WHAT THE TASK ASKS ▸
Copy from the first line below down to and including the line with "y_ticks = [0.0, 0.2, 0.4, 0.6, 0.8, 1.0]". Skip the pictures.

-- Begin --

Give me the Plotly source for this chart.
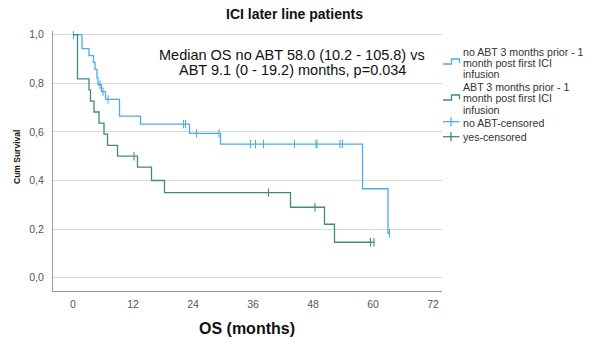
import plotly.graph_objects as go

# ---------------- data ----------------
# Kaplan-Meier: event times (months) and survival after each event
noabt_time = [0.0, 1.8, 3.2, 4.1, 4.4, 4.8, 5.0, 5.7, 6.5, 9.3, 13.5, 23.3, 29.5, 57.9, 63.0]
noabt_surv = [1.0, 0.943, 0.914, 0.886, 0.857, 0.822, 0.794, 0.766, 0.734, 0.665, 0.632, 0.594, 0.55, 0.366, 0.183]
noabt_end = 63.3
noabt_censor = [0.1, 5.4, 6.0, 7.0, 22.1, 22.5, 24.7, 29.2, 35.5, 36.5, 38.1, 44.3, 48.6, 48.8, 53.4, 53.9, 63.3]

abt_time = [0.0, 0.9, 3.2, 3.5, 4.2, 5.2, 6.2, 6.9, 8.9, 12.9, 15.7, 18.3, 43.5, 50.3, 52.3]
abt_surv = [1.0, 0.818, 0.773, 0.727, 0.682, 0.636, 0.591, 0.545, 0.50, 0.455, 0.40, 0.35, 0.29, 0.22, 0.146]
abt_end = 60.2
abt_censor = [12.2, 39.1, 48.4, 59.5, 60.2]

x_ticks = [0, 12, 24, 36, 48, 60, 72]
y_ticks = [0.0, 0.2, 0.4, 0.6, 0.8, 1.0]

title_text = "ICI later line patients"
note_lines = ["Median OS no ABT 58.0 (10.2 - 105.8) vs", "ABT 9.1 (0 - 19.2) months, p=0.034"]
legend_group1 = ["no ABT 3 months prior - 1", "month post first ICI", "infusion"]
legend_group2 = ["ABT 3 months prior - 1", "month post first ICI", "infusion"]
legend_cens1 = "no ABT-censored"
legend_cens2 = "yes-censored"
x_title = "OS (months)"
y_title = "Cum Survival"

BLUE = "#4fa9ec"
GREEN = "#3f8b83"
FONT = "Arial, Liberation Sans, sans-serif"

W, H = 591, 337
ML, MR, MT, MB = 53, 149, 31, 46
PW, PH = W - ML - MR, H - MT - MB


def px(xp):
    return (xp - ML) / PW


def py(yp):
    return (H - MB - yp) / PH


def surv_at(times, survs, t):
    s = survs[0]
    for ti, si in zip(times, survs):
        if ti <= t:
            s = si
    return s


fig = go.Figure()

for times, survs, end, cens, col in [
    (noabt_time, noabt_surv, noabt_end, noabt_censor, BLUE),
    (abt_time, abt_surv, abt_end, abt_censor, GREEN),
]:
    fig.add_trace(go.Scatter(
        x=times + [end], y=survs + [survs[-1]], mode="lines",
        line=dict(color=col, width=1.3, shape="hv"), showlegend=False, hoverinfo="skip"))
    fig.add_trace(go.Scatter(
        x=cens, y=[surv_at(times, survs, c) for c in cens], mode="markers",
        marker=dict(symbol="line-ns", size=6, line=dict(color=col, width=1.1)),
        showlegend=False, hoverinfo="skip"))

annotations = []
# title
annotations.append(dict(text="<b>%s</b>" % title_text, x=px(294), y=py(14), xref="paper", yref="paper",
                        showarrow=False, xanchor="center", yanchor="middle",
                        font=dict(family=FONT, size=14, color="#111")))
# note
for i, line in enumerate(note_lines):
    annotations.append(dict(text=line, x=px(292), y=py(55 + 15 * i), xref="paper", yref="paper",
                            showarrow=False, xanchor="center", yanchor="middle",
                            font=dict(family=FONT, size=14.5, color="#111")))
# axis titles
annotations.append(dict(text="<b>%s</b>" % x_title, x=px(247), y=py(328), xref="paper", yref="paper",
                        showarrow=False, xanchor="center", yanchor="middle",
                        font=dict(family=FONT, size=16, color="#111")))
annotations.append(dict(text="<b>%s</b>" % y_title, x=px(17), y=py(157), xref="paper", yref="paper",
                        showarrow=False, xanchor="center", yanchor="middle", textangle=-90,
                        font=dict(family=FONT, size=8.5, color="#111")))
# legend text
leg_font = dict(family=FONT, size=10.6, color="#333")
for i, line in enumerate(legend_group1):
    annotations.append(dict(text=line, x=px(461), y=py(51.7 + 11 * i), xref="paper", yref="paper",
                            showarrow=False, xanchor="left", yanchor="middle", font=leg_font))
for i, line in enumerate(legend_group2):
    annotations.append(dict(text=line, x=px(461), y=py(87.3 + 11.2 * i), xref="paper", yref="paper",
                            showarrow=False, xanchor="left", yanchor="middle", font=leg_font))
annotations.append(dict(text=legend_cens1, x=px(461), y=py(122.7), xref="paper", yref="paper",
                        showarrow=False, xanchor="left", yanchor="middle", font=leg_font))
annotations.append(dict(text=legend_cens2, x=px(461), y=py(137.3), xref="paper", yref="paper",
                        showarrow=False, xanchor="left", yanchor="middle", font=leg_font))

shapes = []


def step_symbol(ymid, col):
    lo, hi = ymid + 2.5, ymid - 2.5
    pts = [(443, lo), (451.5, lo), (451.5, hi), (459.5, hi), (459.5, lo - 1)]
    path = "M " + " L ".join("%f,%f" % (px(a), py(b)) for a, b in pts)
    return dict(type="path", path=path, xref="paper", yref="paper", line=dict(color=col, width=1.3))


def plus_symbol(ymid, col):
    return [dict(type="line", x0=px(443), x1=px(459.5), y0=py(ymid), y1=py(ymid), xref="paper", yref="paper",
                 line=dict(color=col, width=1.3)),
            dict(type="line", x0=px(451), x1=px(451), y0=py(ymid - 4.5), y1=py(ymid + 4.5), xref="paper",
                 yref="paper", line=dict(color=col, width=1.3))]


shapes.append(step_symbol(61.5, BLUE))
shapes.append(step_symbol(97.5, GREEN))
shapes += plus_symbol(121.7, BLUE)
shapes += plus_symbol(136.7, GREEN)

fig.update_layout(
    width=W, height=H, margin=dict(l=ML, r=MR, t=MT, b=MB, pad=0),
    paper_bgcolor="white", plot_bgcolor="white", showlegend=False,
    separators=",.",
    font=dict(family=FONT, size=10.5, color="#555"),
    annotations=annotations, shapes=shapes,
    xaxis=dict(range=[-4.0, 73.8], tickvals=x_ticks, showgrid=False, zeroline=False,
               showline=True, linecolor="#9a9a9a", linewidth=1, ticks="",
               ticklabelstandoff=3, tickfont=dict(family=FONT, size=10.5, color="#555")),
    yaxis=dict(range=[-0.0547, 1.0153], tickvals=y_ticks, tickformat=".1f", showgrid=True,
               gridcolor="#dadada", gridwidth=1, zeroline=False, showline=True,
               linecolor="#9a9a9a", linewidth=1, ticks="", ticklabelstandoff=6,
               tickfont=dict(family=FONT, size=10.5, color="#555")),
)

fig.write_html("out.html")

-- End --

SOLVED EXERCISE ▸
Give me the Plotly source for this chart.
import plotly.graph_objects as go

# ---------------- data ----------------
# Kaplan-Meier: event times (months) and survival after each event
noabt_time = [0.0, 1.8, 3.2, 4.1, 4.4, 4.8, 5.0, 5.7, 6.5, 9.3, 13.5, 23.3, 29.5, 57.9, 63.0]
noabt_surv = [1.0, 0.943, 0.914, 0.886, 0.857, 0.822, 0.794, 0.766, 0.734, 0.665, 0.632, 0.594, 0.55, 0.366, 0.183]
noabt_end = 63.3
noabt_censor = [0.1, 5.4, 6.0, 7.0, 22.1, 22.5, 24.7, 29.2, 35.5, 36.5, 38.1, 44.3, 48.6, 48.8, 53.4, 53.9, 63.3]

abt_time = [0.0, 0.9, 3.2, 3.5, 4.2, 5.2, 6.2, 6.9, 8.9, 12.9, 15.7, 18.3, 43.5, 50.3, 52.3]
abt_surv = [1.0, 0.818, 0.773, 0.727, 0.682, 0.636, 0.591, 0.545, 0.50, 0.455, 0.40, 0.35, 0.29, 0.22, 0.146]
abt_end = 60.2
abt_censor = [12.2, 39.1, 48.4, 59.5, 60.2]

x_ticks = [0, 12, 24, 36, 48, 60, 72]
y_ticks = [0.0, 0.2, 0.4, 0.6, 0.8, 1.0]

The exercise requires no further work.